The Dr. William Winter School for Ministry "draws faculty from the Saskatoon-based College of Emmanuel and St. Chad and from other colleges in Vancouver, Toronto and Ottawa. More than 70 people have participated in the program since its inception in 2003, including clergy". The school offers a Diploma in Indigenous Anglican Theology. "Students attend eight 14-day residential summer and winter sessions at the Mission House built for the purpose by the people of Kingfisher Lake, Ont. In the summer, students and their families go to the Big Beaver Bible Camp. Students complete a total of 900 hours of contact time, and between sessions do practicum work in their home and neighbouring communities".
"The whole church will need to address the issue of non-stipendiary (unpaid) priests, according to Archbishop Fred Hiltz, primate of the Anglican Church of Canada, and bishops from the Council of the North. 'It's clear to me that this is a matter of justice,' Archbishop Hiltz told more that 200 First Nations, Metis and Inuit delegates to the 6th Indigenous Sacred Circle gathered here [Port Elgin, Ont.] last August 9 to 15 . He was responding to concerns raised repeatedly at the gathering about the non-payment of clergy, many of whom are aboriginal". "The national church has no overall statistics of how many of 3,861 clergy are non-stipendiary. About 47 per cent (168 out of 358) of clergy from Council of the North dioceses are non-stipendiary".
"Bishop Mark MacDonald attended the  Sacred Circle as national indigenous bishop for the first time since his appointment in 2007. 'It was as if all the other Sacred Circles had been building up to this moment, where people recognized that. "We have begun to be what we've hoped to be", ' he said in an interview". "Archbishop [David] Ashdown said that 'a new relationship is dawning' between the Anglican Council of Indigenous Peoples (ACIP) and the Council of the North, which represents 11 dioceses funded by the church. Eight of the 11 diocesan bishops from Council of the North dioceses were at the gathering along with the primate of the Anglican Church of Canada, Archbishop Fred Hiltz. Plans are progressing for an indigenous area mission in northern Manitoba, which will mean changes for both the dioceses of Keewatin and Brandon, said Archbishop Ashdown. Plans are also moving forward for the creation of an indigenous diocese in northern Ontario. Both plans require the election of new bishops who were invited to be part of the Council of the North, he said".
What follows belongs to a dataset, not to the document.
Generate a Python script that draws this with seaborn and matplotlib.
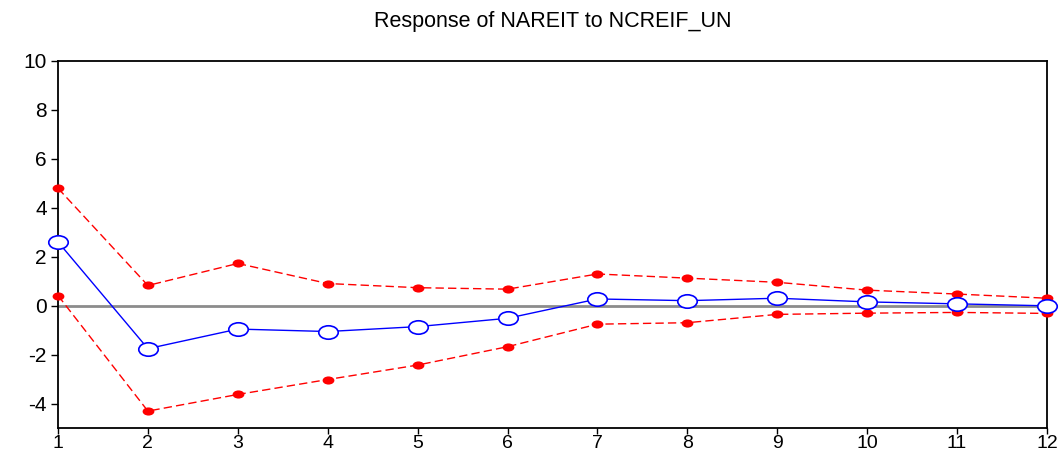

The Governance Working Group made a presentation on ways to enhance the Anglican Church of Canada's national ministry on indigenous peoples to the 6th Sacred Circle held in Port Elgin 9-15 August 2009. "While some Sacred Circle delegates gave all-out support for the proposal, which includes the possibility of creating a fifth ecclesiastical province for indigenous Anglican dioceses, others found it confusing and asked for more consultations to take place".